Falling loonie means higher costs for consumers but gains for some businesses
Alesia Fieldberg, CTV Winnipeg
Published Friday, January 30, 2015 4:59PM CST
Last Updated Friday, January 30, 2015 6:28PM CST
Despite the dropping Canadian dollar, Joanne Dowsett has no plans of dropping her annual holiday.
She's in Arizona this winter, continuing a 10-year tradition.
“I think I would still keep coming. We may have to make it shorter, you never know,” said Dowsett.
She said other snowbirds, however, are considering a change, now that each loonie amounts to less than 80 cents U.S.
“The Canadians down here do discuss the dollar, of course, and there is talk that some people think Vancouver Island could be a good alternative,” she said.
The owner of Journeys Travel agrees. Ron Pradinuk expects to see more bookings of vacations inside Canada this year, as even the sun-spots outside the U.S. begin to rise in price.

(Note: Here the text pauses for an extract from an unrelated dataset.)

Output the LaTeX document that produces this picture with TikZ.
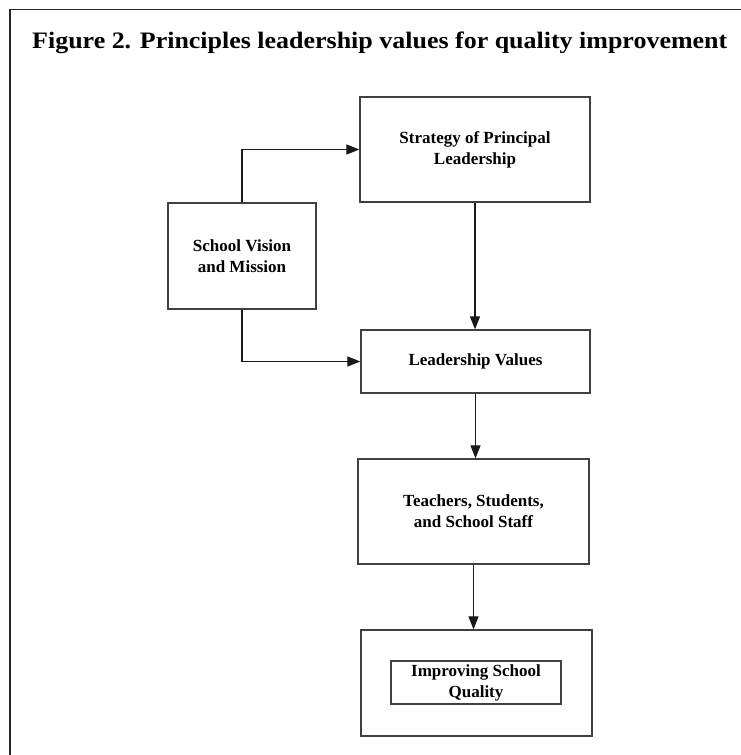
\documentclass[tikz,border=0pt]{standalone}
\usepackage{fontspec}
\setmainfont{Liberation Serif}
\usepackage{graphicx}
\usetikzlibrary{arrows.meta}
\begin{document}
\begin{tikzpicture}[x=1pt,y=-1pt,
  box/.style={draw=black!75, line width=1.3pt, align=center,
    font=\bfseries\fontsize{17}{21}\selectfont, inner sep=0pt},
  conn/.style={draw=black!90, line width=1.2pt, -{Triangle[length=13pt,width=10pt]}}]
\useasboundingbox (0,0) rectangle (741,755);
\fill[white] (0,0) rectangle (741,755);
\draw[line width=1.6pt, black!85] (10,755) -- (10,9.5) -- (741,9.5);
\node[anchor=base west, inner sep=0pt] (title) at (32,48.3)
  {\resizebox{695pt}{16.6pt}{\bfseries\fontsize{24}{28}\selectfont Figure 2. Principles leadership values for quality improvement}};
\node[box, minimum width=230pt, minimum height=105pt] (strat) at (475,149.5) {Strategy of Principal\\Leadership};
\node[box, minimum width=148pt, minimum height=106pt] (vision) at (242,256) {School Vision\\and Mission};
\node[box, minimum width=229pt, minimum height=63pt] (values) at (475.5,361.5) {Leadership Values};
\node[box, minimum width=231pt, minimum height=105pt] (teach) at (473.5,511.5) {Teachers, Students,\\and School Staff};
\node[box, minimum width=231pt, minimum height=106pt] (outer) at (476.5,683) {};
\node[box, minimum width=170pt, minimum height=43pt] (inner) at (476,682.5) {Improving School\\Quality};
\draw[conn] (vision.north) |- (strat.west);
\draw[conn] (vision.south) |- (values.west);
\draw[conn] (strat.south) -- (strat.south |- values.north);
\draw[conn] (values.south) -- (values.south |- teach.north);
\draw[conn] (teach.south) -- (teach.south |- outer.north);
\end{tikzpicture}
\end{document}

“A lot of the tourist destinations, even the Caribbean and Mexico, many of them are based on a U.S. dollar, so that's going to change the pricing for next year," said Pradinuk.

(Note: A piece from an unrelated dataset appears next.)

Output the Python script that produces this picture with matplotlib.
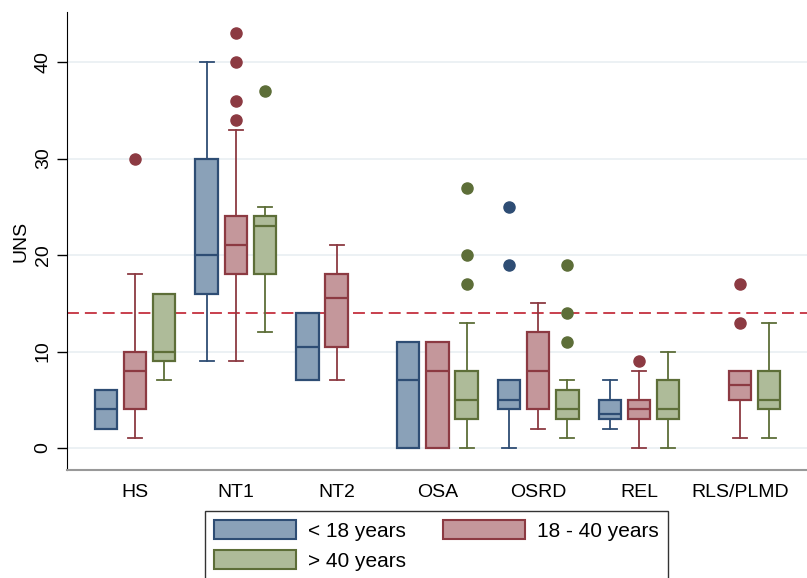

The loonie's been low for a while, but economists say it's the pace that matters. It's fallen nearly 20 per cent in two years, making this the fastest drop in the history of the Canadian dollar.
So prepare to pay more for many groceries.

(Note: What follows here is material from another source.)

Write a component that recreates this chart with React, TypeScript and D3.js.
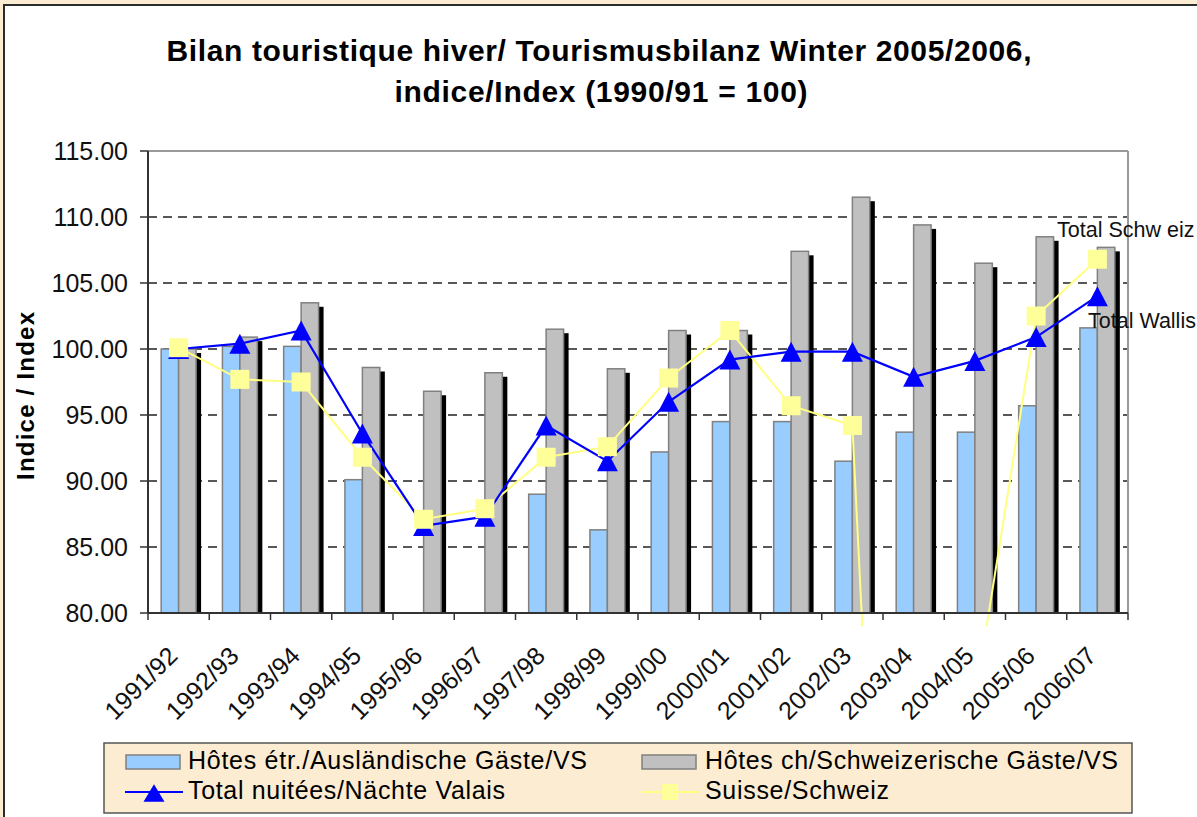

The creators of an annual Food Price Report plan to release a new forecast for 2015. The one released by University of Guelph’s Food Institute in December doesn’t account for the unprecedented dollar decline, meaning grocers won't be able to absorb the prices.
“No one can actually hedge their way out of this, at all, so eventually food importers will have to pay more,” said professor Sylvain Charlebois.
But what's painful for importers, is profitable for exporters.
“Now, for the first time in six years, some of us will put some profit back in our businesses,” said Jack McLaughlin, the owner of Pal Distributors.
The manufacturer said sales in American dollars will make up for the higher raw material costs, and years of selling at a loss when the loonie was high.
“Canada needs that dollar difference. It's not because we're less productive, it's because our costs in Canada are much higher than they are in the U.S. And the price to get it there is another thing,” said McLaughlin.
The dollar decline might not be over yet. Some experts predict the loonie will hit 77 cents U.S., by mid-year.